Surprisal from Larger Transformer-based Language Models Predicts fMRI Data More Poorly
This is an incremental finding that shows a known trend in reading times also applies to neural measures, relevant for researchers using language models to study human cognition.
The study tackled the problem of whether larger Transformer-based language models predict human brain activity less effectively, finding that as model perplexity increases, their surprisal estimates fit fMRI data more poorly, with results generalizing across three language families and two datasets.

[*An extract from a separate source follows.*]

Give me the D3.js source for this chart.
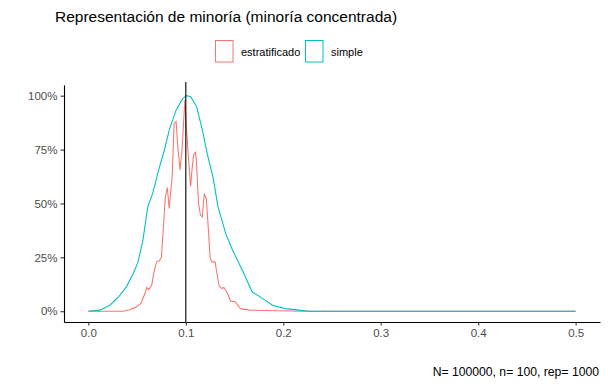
<!DOCTYPE html>
<html>
<head>
<meta charset="utf-8">
<script src="https://cdn.jsdelivr.net/npm/d3@7"></script>
<style>
  body { margin: 0; background: #fff; }
  svg { font-family: "Liberation Sans", Arial, sans-serif; }
</style>
</head>
<body>
<div id="container"></div>
<script>
var width = 608;
var height = 386;

// density curves (x = proportion, y = scaled density)
var simpleX = [0.000, 0.012, 0.022, 0.031, 0.039, 0.046, 0.051, 0.056, 0.061, 0.066, 0.073, 0.078, 0.083, 0.090, 0.097, 0.101, 0.105, 0.111, 0.117, 0.122, 0.128, 0.133, 0.141, 0.148, 0.158, 0.168, 0.175, 0.189, 0.202, 0.216, 0.226, 0.300, 0.400, 0.500];
var simpleY = [0.000, 0.005, 0.028, 0.067, 0.113, 0.175, 0.229, 0.330, 0.485, 0.547, 0.670, 0.748, 0.840, 0.933, 0.988, 1.000, 0.995, 0.950, 0.840, 0.730, 0.620, 0.485, 0.360, 0.283, 0.190, 0.090, 0.070, 0.028, 0.012, 0.005, 0.000, 0.000, 0.000, 0.000];

var estratX = [0.000, 0.036, 0.043, 0.049, 0.054, 0.058, 0.060, 0.062, 0.065, 0.067, 0.070, 0.073, 0.075, 0.077, 0.079, 0.081, 0.083, 0.084, 0.086, 0.088, 0.090, 0.092, 0.093, 0.094, 0.096, 0.098, 0.099, 0.100, 0.102, 0.104, 0.105, 0.106, 0.108, 0.110, 0.111, 0.113, 0.115, 0.117, 0.118, 0.119, 0.121, 0.123, 0.125, 0.127, 0.130, 0.132, 0.134, 0.137, 0.139, 0.143, 0.146, 0.151, 0.156, 0.165, 0.220, 0.500];
var estratY = [0.000, 0.000, 0.008, 0.020, 0.036, 0.082, 0.110, 0.100, 0.120, 0.175, 0.229, 0.234, 0.252, 0.390, 0.530, 0.574, 0.477, 0.530, 0.623, 0.870, 0.880, 0.750, 0.710, 0.655, 0.740, 0.900, 0.980, 0.900, 0.760, 0.630, 0.580, 0.640, 0.726, 0.737, 0.687, 0.500, 0.446, 0.438, 0.500, 0.543, 0.523, 0.390, 0.245, 0.229, 0.229, 0.175, 0.120, 0.105, 0.110, 0.082, 0.046, 0.043, 0.012, 0.005, 0.000, 0.000];

var xTicks = [0, 0.1, 0.2, 0.3, 0.4, 0.5];
var yTicks = [0, 0.25, 0.5, 0.75, 1];
var seriesNames = ["estratificado", "simple"];
var seriesColors = ["#F8766D", "#00BFC4"];
var refLine = 0.1;

var margin = {top: 84.9, right: 8, bottom: 64, left: 64};

var svg = d3.select("div#container").append("svg")
    .attr("width", width)
    .attr("height", height);

var x = d3.scaleLinear()
    .domain([-0.025, 0.525])
    .range([margin.left, width - margin.right]);
var y = d3.scaleLinear()
    .domain([-0.05, 1.05])
    .range([height - margin.bottom, margin.top]);

// axes
var xAxis = svg.append("g")
    .attr("transform", "translate(0," + (height - margin.bottom) + ")")
    .call(d3.axisBottom(x).tickValues(xTicks).tickFormat(d3.format(".1f"))
        .tickSize(3.5).tickSizeOuter(0).tickPadding(3));
var yAxis = svg.append("g")
    .attr("transform", "translate(" + margin.left + ",0)")
    .call(d3.axisLeft(y).tickValues(yTicks).tickFormat(d3.format(".0%"))
        .tickSize(3.5).tickSizeOuter(0).tickPadding(3));

[xAxis, yAxis].forEach(function(g) {
    g.select(".domain").attr("stroke", "#000").attr("stroke-width", 1.1);
    g.selectAll(".tick line").attr("stroke", "#333").attr("stroke-width", 1.1);
    g.selectAll(".tick text")
        .attr("fill", "#4D4D4D")
        .style("font-size", "11.5px")
        .style("font-family", "'Liberation Sans', Arial, sans-serif");
});

// curves
var line = d3.line()
    .x(function(d) { return x(d[0]); })
    .y(function(d) { return y(d[1]); });

var series = [
    d3.zip(estratX, estratY),
    d3.zip(simpleX, simpleY)
];

svg.selectAll("path.curve")
    .data(series)
    .enter()
    .append("path")
    .attr("class", "curve")
    .attr("d", line)
    .attr("fill", "none")
    .attr("stroke", function(d, i) { return seriesColors[i]; })
    .attr("stroke-width", 1.07);

// vertical reference line
svg.append("line")
    .attr("x1", x(refLine)).attr("x2", x(refLine))
    .attr("y1", margin.top - 3).attr("y2", height - margin.bottom)
    .attr("stroke", "#000")
    .attr("stroke-width", 1.1);

// title
svg.append("text")
    .attr("x", 55)
    .attr("y", 22)
    .style("font-size", "15.5px")
    .attr("fill", "#000")
    .text("Representación de minoría (minoría concentrada)");

// legend
var legendX = [215, 305];
var legend = svg.selectAll("g.legend")
    .data(seriesNames)
    .enter()
    .append("g")
    .attr("class", "legend")
    .attr("transform", function(d, i) { return "translate(" + legendX[i] + ",40)"; });

legend.append("rect")
    .attr("x", 0.5).attr("y", 0.5)
    .attr("width", 17.5).attr("height", 21.5)
    .attr("fill", "#fff")
    .attr("stroke", function(d, i) { return seriesColors[i]; })
    .attr("stroke-width", 1);

legend.append("text")
    .attr("x", 26)
    .attr("y", 16)
    .style("font-size", "11px")
    .attr("fill", "#000")
    .text(function(d) { return d; });

// caption
svg.append("text")
    .attr("x", 599)
    .attr("y", 376)
    .attr("text-anchor", "end")
    .style("font-size", "12.2px")
    .attr("fill", "#000")
    .text("N= 100000, n= 100, rep= 1000");
</script>
</body>
</html>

As Transformers become more widely incorporated into natural language processing tasks, there has been considerable interest in using surprisal from these models as predictors of human sentence processing difficulty. Recent work has observed a positive relationship between Transformer-based models' perplexity and the predictive power of their surprisal estimates on reading times, showing that language models with more parameters and trained on more data are less predictive of human reading times. However, these studies focus on predicting latency-based measures (i.e., self-paced reading times and eye-gaze durations) with surprisal estimates from Transformer-based language models. This trend has not been tested on brain imaging data. This study therefore evaluates the predictive power of surprisal estimates from 17 pre-trained Transformer-based models across three different language families on two functional magnetic resonance imaging datasets. Results show that the positive relationship between model perplexity and model fit still obtains, suggesting that this trend is not specific to latency-based measures and can be generalized to neural measures.